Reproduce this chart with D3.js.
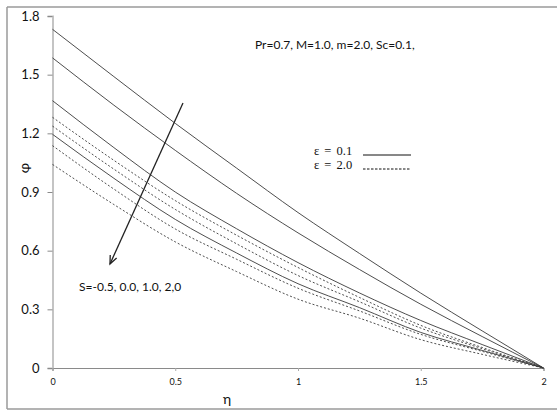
<!DOCTYPE html>
<html>
<head>
<meta charset="utf-8">
<script src="https://cdn.jsdelivr.net/npm/d3@7"></script>
<style>
  html, body { margin: 0; padding: 0; background: #fff; }
  svg { display: block; }
</style>
</head>
<body>
<svg id="chart" width="558" height="411"></svg>
<script>
// η grid shared by all profiles
const eta = [0, 0.25, 0.5, 0.75, 1.0, 1.25, 1.5, 1.75, 2.0];

// φ profiles for ε = 0.1 (solid), S = -0.5, 0.0, 1.0, 2.0
const phiEps01_Sm05 = [1.732, 1.490, 1.251, 1.022, 0.795, 0.586, 0.383, 0.190, 0];
const phiEps01_S00  = [1.586, 1.344, 1.113, 0.893, 0.691, 0.504, 0.326, 0.161, 0];
const phiEps01_S10  = [1.367, 1.127, 0.900, 0.712, 0.539, 0.384, 0.243, 0.120, 0];
const phiEps01_S20  = [1.195, 0.970, 0.760, 0.588, 0.431, 0.309, 0.182, 0.090, 0];

// φ profiles for ε = 2.0 (dashed), S = -0.5, 0.0, 1.0, 2.0
const phiEps20_Sm05 = [1.282, 1.062, 0.856, 0.679, 0.514, 0.361, 0.218, 0.105, 0];
const phiEps20_S00  = [1.237, 1.017, 0.811, 0.635, 0.473, 0.339, 0.204, 0.099, 0];
const phiEps20_S10  = [1.137, 0.915, 0.711, 0.556, 0.408, 0.292, 0.172, 0.085, 0];
const phiEps20_S20  = [1.041, 0.836, 0.645, 0.493, 0.352, 0.255, 0.145, 0.070, 0];

const xTicks = [0, 0.5, 1, 1.5, 2];
const yTicks = [0, 0.3, 0.6, 0.9, 1.2, 1.5, 1.8];

const series = [
  { values: phiEps01_Sm05, dashed: false },
  { values: phiEps01_S00,  dashed: false },
  { values: phiEps01_S10,  dashed: false },
  { values: phiEps01_S20,  dashed: false },
  { values: phiEps20_Sm05, dashed: true },
  { values: phiEps20_S00,  dashed: true },
  { values: phiEps20_S10,  dashed: true },
  { values: phiEps20_S20,  dashed: true }
];

const svg = d3.select("#chart");
const uiFont = "Lato, 'Open Sans', sans-serif";

// outer frame
const frame = svg.append("g").attr("stroke", "#9a9a9a").attr("stroke-width", 1.5).attr("fill", "none");
frame.append("line").attr("x1", 7).attr("x2", 557).attr("y1", 7).attr("y2", 7);
frame.append("line").attr("x1", 7).attr("x2", 7).attr("y1", 7).attr("y2", 409);
frame.append("line").attr("x1", 7).attr("x2", 557).attr("y1", 409).attr("y2", 409);

const x = d3.scaleLinear().domain([0, 2]).range([52.5, 543.5]);
const y = d3.scaleLinear().domain([0, 1.8]).range([368, 16]);

// y axis
const yAxis = svg.append("g")
  .attr("transform", `translate(${x(0)},0)`)
  .call(d3.axisLeft(y).tickValues(yTicks).tickSize(5).tickPadding(8)
    .tickFormat(d => d === 0 ? "0" : d3.format(".1f")(d)));
yAxis.select(".domain").attr("stroke", "#c4c4c4").attr("stroke-width", 2);
yAxis.selectAll(".tick line").attr("stroke", "#8a8a8a");
yAxis.selectAll(".tick text").attr("font-family", uiFont).attr("font-size", 13).attr("fill", "#111");

// x axis
const xAxis = svg.append("g")
  .attr("transform", `translate(0,${y(0)})`)
  .call(d3.axisBottom(x).tickValues(xTicks).tickSize(3).tickPadding(8)
    .tickFormat(d => d3.format("")(d)));
xAxis.select(".domain").attr("stroke", "#8a8a8a").attr("stroke-width", 1.2);
xAxis.selectAll(".tick line").attr("stroke", "#aaa");
xAxis.selectAll(".tick text").attr("font-family", uiFont).attr("font-size", 9).attr("fill", "#111");

// profiles
const line = d3.line()
  .x((d, i) => x(eta[i]))
  .y(d => y(d))
  .curve(d3.curveMonotoneX);

svg.append("g").selectAll("path")
  .data(series)
  .join("path")
  .attr("d", s => line(s.values))
  .attr("fill", "none")
  .attr("stroke", "#3a3a3a")
  .attr("stroke-width", 0.9)
  .attr("stroke-dasharray", s => s.dashed ? "2,2" : null);

// axis titles
svg.append("text")
  .attr("x", 227).attr("y", 404)
  .attr("text-anchor", "middle")
  .attr("font-family", uiFont).attr("font-size", 14).attr("fill", "#111")
  .text("η");
svg.append("text")
  .attr("transform", "translate(29,168) rotate(-90)")
  .attr("text-anchor", "middle")
  .attr("font-family", uiFont).attr("font-size", 14).attr("fill", "#111")
  .text("φ");

// parameter annotation
svg.append("text")
  .attr("x", 255).attr("y", 49)
  .attr("font-family", uiFont).attr("font-size", 12).attr("fill", "#111")
  .text("Pr=0.7, M=1.0, m=2.0, Sc=0.1,");

// legend
const legFont = "'Liberation Serif', 'Times New Roman', serif";
const leg = [
  { label: "ε = 0.1", y: 155, dashed: false },
  { label: "ε = 2.0", y: 169, dashed: true }
];
leg.forEach(d => {
  svg.append("text")
    .attr("x", 314).attr("y", d.y)
    .attr("font-family", legFont).attr("font-size", 12.5).attr("fill", "#111")
    .attr("word-spacing", 2)
    .text(d.label);
  svg.append("line")
    .attr("x1", 363).attr("x2", 411)
    .attr("y1", d.y).attr("y2", d.y)
    .attr("stroke", "#111").attr("stroke-width", 1)
    .attr("stroke-dasharray", d.dashed ? "2.5,1.5" : null);
});

// S direction arrow
const arrow = svg.append("g").attr("stroke", "#222").attr("stroke-width", 1.3).attr("fill", "none");
const ax1 = 183, ay1 = 103, ax2 = 110, ay2 = 264;
arrow.append("line").attr("x1", ax1).attr("y1", ay1).attr("x2", ax2).attr("y2", ay2);
const ang = Math.atan2(ay2 - ay1, ax2 - ax1);
const head = 9, spread = 0.4;
arrow.append("path").attr("d",
  `M${ax2 - head * Math.cos(ang - spread)},${ay2 - head * Math.sin(ang - spread)}` +
  `L${ax2},${ay2}` +
  `L${ax2 - head * Math.cos(ang + spread)},${ay2 - head * Math.sin(ang + spread)}`);

svg.append("text")
  .attr("x", 79).attr("y", 291)
  .attr("font-family", uiFont).attr("font-size", 12).attr("fill", "#111")
  .text("S=-0.5, 0.0, 1.0, 2,0");
</script>
</body>
</html>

STATED PROBLEM
Locate the lines above that hold the word "chart". Show every one of them.

EXPECTED ANSWER
Reproduce this chart with D3.js.
<svg id="chart" width="558" height="411"></svg>
const svg = d3.select("#chart");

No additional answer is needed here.